Se Notre Dame è dentro di noi



C'è molto di noi, nella Notre Dame che resiste alle fiamme. E, al contempo, c’è molto di noi anche in quella che non c’è più. Insicurezza e orgoglio, fragilità e determinazione. 

Persino le critiche di questi giorni si possono leggere con questa lente. Ci volevano quelle immagini di una Notre Dame in ginocchio per risvegliare le coscienze (a cominciare da quelle dei signori del lusso che hanno subito promesso sacchi - firmati? - pieni di euro), per colpire al cuore anche ricordi che non sapevamo di avere? Facile, s’è subito detto, salvare Notre Dame e chiudere gli occhi di fronte a tutto il resto: fame, guerre, carestie, il mare trasformato in cimitero poco lontano dalle nostre coste... 
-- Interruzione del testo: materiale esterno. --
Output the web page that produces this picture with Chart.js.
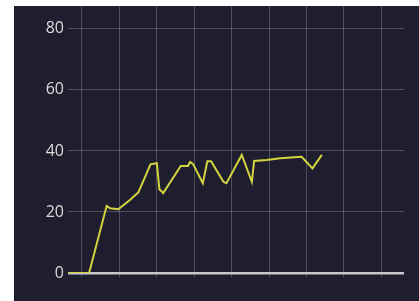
<!DOCTYPE html>
<html>
<head>
<meta charset="utf-8">
<script src="https://cdn.jsdelivr.net/npm/chart.js@4/dist/chart.umd.min.js"></script>
<style>
  html, body { margin: 0; padding: 0; background: #ffffff; }
  #wrap { position: absolute; left: 14px; top: 6px; width: 405px; height: 295px; background: #1e1e2e; }
</style>
</head>
<body>
<div id="wrap"><canvas id="chart" width="405" height="295"></canvas></div>
<script>
// x positions (days) and values
const xValues = [6.3, 11.9, 16.6, 17.5, 19.7, 22.8, 25.1, 28.3, 30.0, 30.7, 31.1, 31.7, 36.4, 38.3, 38.9, 39.7, 42.3, 43.5, 44.5, 47.8, 48.6, 52.7, 55.4, 56.0, 59.4, 62.9, 68.7, 71.6, 74.1];
const yValues = [0, 0, 22, 21.2, 20.9, 23.9, 26.5, 35.6, 36, 27.3, 27.0, 26.2, 35.1, 35.1, 36.4, 35.7, 29.4, 36.6, 36.6, 29.9, 29.4, 38.7, 29.9, 36.7, 37.0, 37.6, 38.1, 34.3, 38.7];
const yTicks = [0, 20, 40, 60, 80];
const xTicks = [10, 20, 30, 40, 50, 60, 70, 80, 90];

const points = xValues.map((x, i) => ({ x: x, y: yValues[i] }));

const ctx = document.getElementById('chart').getContext('2d');

const chart = new Chart(ctx, {
    type: 'line',
    data: {
        datasets: [{
            data: points,
            borderColor: '#d4d440',
            borderWidth: 2,
            pointRadius: 0,
            tension: 0,
            fill: false
        }]
    },
    options: {
        responsive: false,
        animation: false,
        layout: { padding: { top: 0, right: 15, left: 0, bottom: 0 } },
        plugins: { legend: { display: false }, tooltip: { enabled: false } },
        scales: {
            x: {
                type: 'linear',
                min: 6.26,
                max: 96.06,
                afterBuildTicks: (scale) => { scale.ticks = xTicks.map(v => ({ value: v })); },
                afterFit: (scale) => { scale.height = 28; scale.paddingLeft = 0; scale.paddingRight = 0; },
                ticks: { display: false },
                border: { display: false },
                grid: { color: 'rgba(255,255,255,0.22)', lineWidth: 1, drawTicks: true, tickLength: 4 }
            },
            y: {
                min: 0,
                max: 87.5,
                afterBuildTicks: (scale) => { scale.ticks = yTicks.map(v => ({ value: v })); },
                afterFit: (scale) => { scale.width = 54; scale.paddingTop = 0; scale.paddingBottom = 0; },
                border: { display: false },
                grid: {
                    drawTicks: false,
                    color: (c) => c.tick && c.tick.value === 0 ? '#c8c8cc' : 'rgba(255,255,255,0.22)',
                    lineWidth: (c) => c.tick && c.tick.value === 0 ? 2.5 : 1
                },
                ticks: {
                    color: '#dcdcdc',
                    padding: 4,
                    font: { family: 'Open Sans', size: 16 }
                }
            }
        }
    }
});
</script>
</body>
</html>
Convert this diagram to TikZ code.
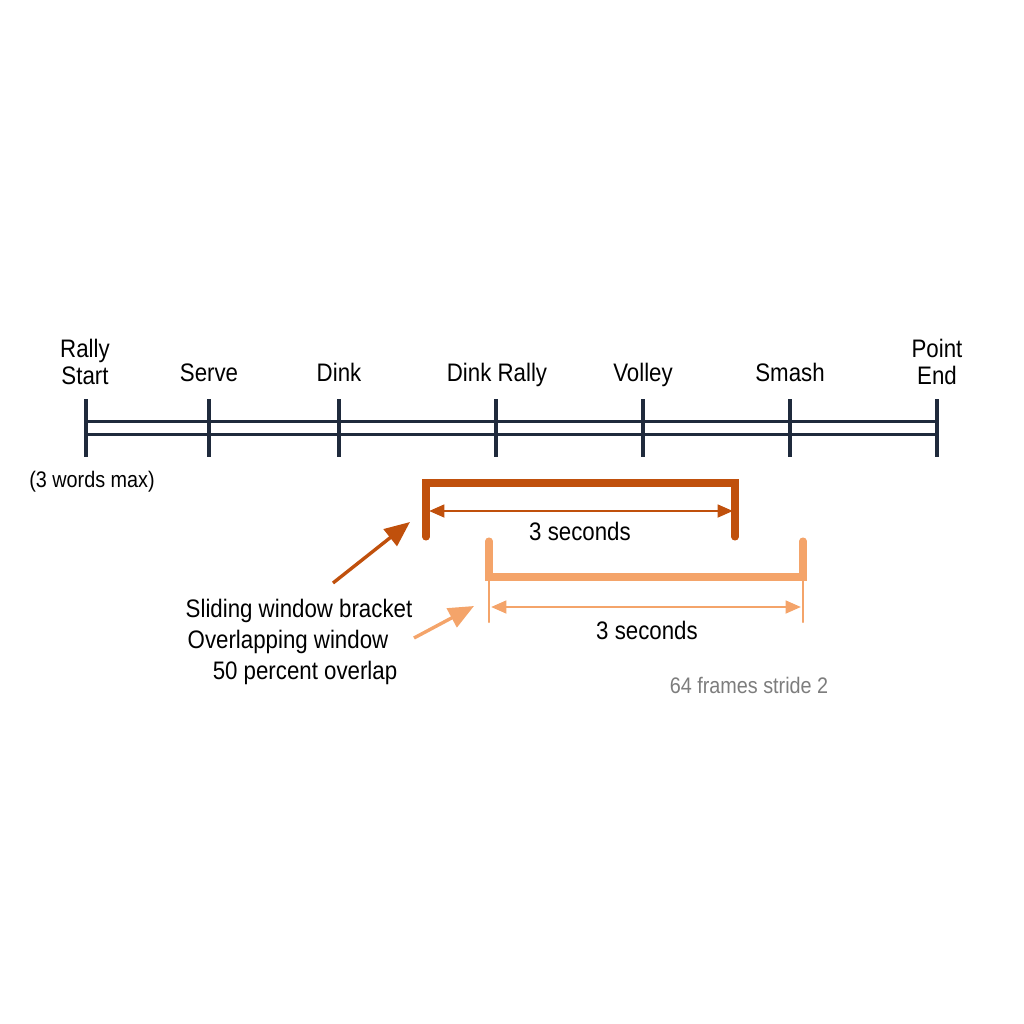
\documentclass[tikz,border=0pt]{standalone}
\usepackage{fontspec}
\setmainfont{Liberation Sans}[FakeStretch=0.88]
\usetikzlibrary{arrows.meta}
\definecolor{rallynavy}{RGB}{31,42,60}
\definecolor{windowrust}{RGB}{192,80,12}
\definecolor{windowpeach}{RGB}{244,164,106}
\definecolor{notegrey}{RGB}{125,125,125}
\tikzset{track/.style={line width=2.4pt, color=rallynavy}}
\tikzset{tickmark/.style={line width=2.4pt, color=rallynavy}}
\tikzset{event/.style={font=\fontsize{18}{19}\selectfont, align=center, inner sep=0pt}}
\tikzset{word/.style={font=\fontsize{18}{19}\selectfont, anchor=base, inner sep=0pt}}
\tikzset{note/.style={font=\fontsize{16}{18}\selectfont, anchor=base, inner sep=0pt}}
\tikzset{rustbar/.style={line width=5pt, color=windowrust, line cap=round}}
\tikzset{peachbar/.style={line width=5pt, color=windowpeach, line cap=round}}
\tikzset{rustspan/.style={line width=2pt, color=windowrust, {Triangle[length=11pt,width=9pt]}-{Triangle[length=11pt,width=9pt]}}}
\tikzset{peachspan/.style={line width=2pt, color=windowpeach, {Triangle[length=11pt,width=9pt]}-{Triangle[length=11pt,width=9pt]}}}
\tikzset{pointer/.style={line width=2.4pt, -{Triangle[length=18pt,width=15pt]}}}

\begin{document}
\begin{tikzpicture}[x=0.025cm, y=-0.025cm]%{{{
        \useasboundingbox (0,0) rectangle (1024,1024);

        % timeline
        \coordinate (Ta) at (86, 428);
        \coordinate (Tb) at (209, 428);
        \coordinate (Tc) at (339, 428);
        \coordinate (Td) at (496, 428);
        \coordinate (Te) at (643, 428);
        \coordinate (Tf) at (790, 428);
        \coordinate (Tg) at (937, 428);

        \draw [track] ([yshift=0.16cm]Ta) -- ([yshift=0.16cm]Tg);
        \draw [track] ([yshift=-0.16cm]Ta) -- ([yshift=-0.16cm]Tg);
        \draw [tickmark] (86, 399) -- (86, 457);
        \draw [tickmark] (209, 399) -- (209, 457);
        \draw [tickmark] (339, 399) -- (339, 457);
        \draw [tickmark] (496, 399) -- (496, 457);
        \draw [tickmark] (643, 399) -- (643, 457);
        \draw [tickmark] (790, 399) -- (790, 457);
        \draw [tickmark] (937, 399) -- (937, 457);

        \node[event] (La) at (85, 362) {Rally\\Start};
        \node[word] (Lb) at (209, 381) {Serve};
        \node[word] (Lc) at (339, 381) {Dink};
        \node[word] (Ld) at (497, 381) {Dink Rally};
        \node[word] (Le) at (643, 381) {Volley};
        \node[word] (Lf) at (790, 381) {Smash};
        \node[event] (Lg) at (937, 362) {Point\\End};
        \node[note] (Hint) at (92, 487) {(3 words max)};

        % first window
        \draw [rustbar] (426, 537) -- (426, 483) -- (735, 483) -- (735, 537);
        \coordinate (Ra) at (429, 511);
        \coordinate (Rb) at (733, 511);
        \draw [rustspan] (Ra) -- (Rb);
        \node[word] (Rlabel) at (580, 540) {3 seconds};

        % second window
        \draw [peachbar] (489, 541) -- (489, 577) -- (803, 577) -- (803, 541);
        \draw [line width=1.5pt, color=windowpeach, line cap=round] (489, 577) -- (489, 622);
        \draw [line width=1.5pt, color=windowpeach, line cap=round] (803, 577) -- (803, 622);
        \coordinate (Pa) at (491, 607);
        \coordinate (Pb) at (801, 607);
        \draw [peachspan] (Pa) -- (Pb);
        \node[word] (Plabel) at (647, 639) {3 seconds};
        \node[note, color=notegrey] (Frames) at (749, 693) {64 frames stride 2};

        % captions
        \node[word] (Ca) at (299, 617) {Sliding window bracket};
        \node[word] (Cb) at (288, 648) {Overlapping window};
        \node[word] (Cc) at (305, 679) {50 percent overlap};

        \coordinate (Qa) at (333, 583);
        \coordinate (Qb) at (410, 522);
        \coordinate (Qc) at (414, 638);
        \coordinate (Qd) at (474, 606);
        \draw [pointer, color=windowrust] (Qa) -- (Qb);
        \draw [pointer, color=windowpeach] (Qc) -- (Qd);
\end{tikzpicture}
\end{document}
La polemica prevale. Del resto, viviamo nella società dell’odio, del conflitto permanente. Non si guarda più al bello che c’è nel risveglio di anime e portafogli. Meglio dire che si potrebbe fare di più e che i problemi sono sempre altri e sempre altrove. Come se tutto fosse una competizione. Come se tutto - incluse le emozioni - fosse dovuto.

Certo, facciamo i conti con ciò che vediamo: la cattedrale in ginocchio, il simbolo, l’icona. Della Chiesa. Dell’Europa. Di qualcosa che ci appartiene. E fatichiamo a veder ciò che solo all’apparenza è invisibile: il dramma dei migranti, le disparità sociali, l’egoismo, la fretta, la superficialità. Ma Notre Dame ci dice che possiamo farcela. Che la solidarietà esiste ancora. Che le emozioni non colpiscono solo alla pancia, ma anche alla testa. Che dalle ceneri - come del resto a quella chiesa, nei secoli, è più volte successo - si può risorgere. E ripartire. Poco conta che siano le ceneri della nostra vita, del nostro Paese, del Duomo del mondo, della politica o di chissà cos’altro. Si può ricominciare. Senza distinguo. Senza inutili polemiche. Mettendoci anche qualcosa di nostro. Fateci caso: se guardate Notre Dame da davanti, non noterete quasi differenze. Perché siamo abituati ad un unico sguardo. Alla quasi totale assenza di profondità. A guardare ciò che abbiamo davanti senza più chiederci cosa ci sia dietro, dentro, oltre. Quel che resta di Notre Dame ci costringe invece a fermarci, a cambiare prospettiva. Ed è bello leggerci una grande metafora. Si può ricostruire, si può ripartire, si può allontanare lo sguardo dalle macerie per immaginare il futuro. In ogni ambito. Buona Pasqua. Di resurrezione.